As páginas consagradas ao liberalismo principiam, naturalmente, com a invocação do herói da maçonaria, Gomes Freire de Andrade, e da sua conspiração, em que os manuais garantem a inocência dele, segundo a tese ortodoxa cultivada pela maçonaria, mas desmentida ou pelo menos posta em dúvida por documentos já então publicados.

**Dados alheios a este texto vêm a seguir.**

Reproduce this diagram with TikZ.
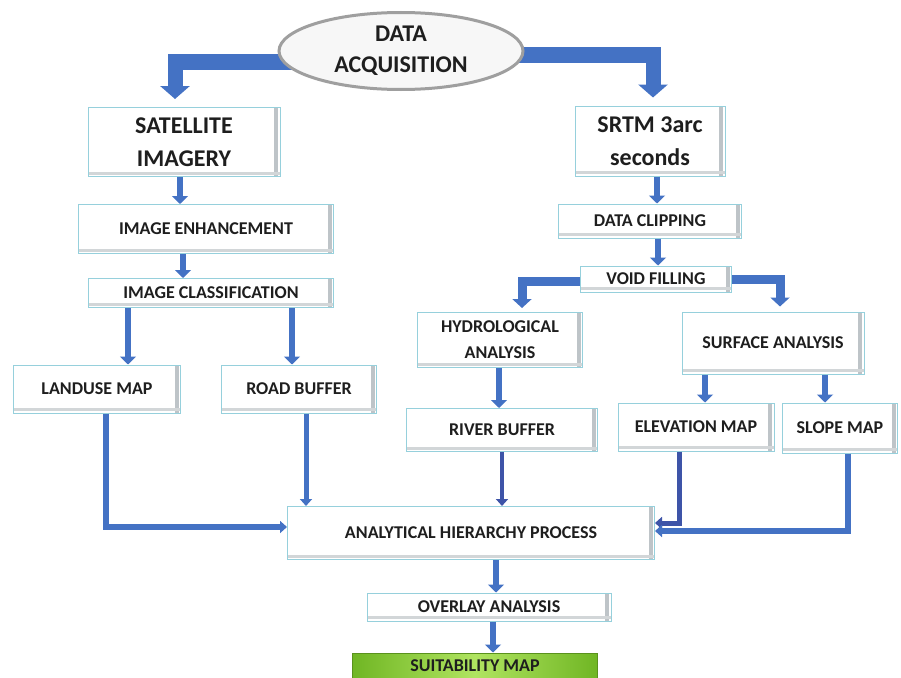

As lições dedicadas ao reinado de D. Carlos começam com um resumo destinado a provocar a revolta do aluno: “Este rei consentiu grandes esbanjamentos nos dinheiros públicos, apoderou-se indevidamente de grande parte deles, violou muitas vezes a constituição do estado e atacou as liberdades públicas”. Seguem-se breves dados sobre este reinado: o ultimato, o 31 de Janeiro, cujos promotores foram “atrozmente perseguidos”, as campanhas de África, novas alusões a escândalos, esbanjamentos e ministros que falsificavam orçamentos, e finalmente a ditadura franquista, que “praticou muitos actos de violencia indispondo quasi toda a nação com o rei”. O capítulo termina com o regicídio, mas para acomodar o aluno a esta violência, diz-se que em 31 de Janeiro de 1908 o rei assinara um decreto “permitindo que fossem expatriados todos os adversarios do governo”, o que “levou ao seu auge a colera do povo”. Distorcendo grosseiramente o conteúdo do decreto, os autores do manual conformavam-se a um dos grandes temas da propaganda republicana, que pretendeu apontá-lo como o causador do regicídio. Na verdade, o diploma assinado pelo rei D. Carlos permitia a deportação daqueles que fossem condenados por crimes contra a segurança do estado, mas a propaganda republicana, não distinguindo o poder executivo e o judicial, confundia tudo, dizendo que assim se podiam expatriar todos os adversários do governo.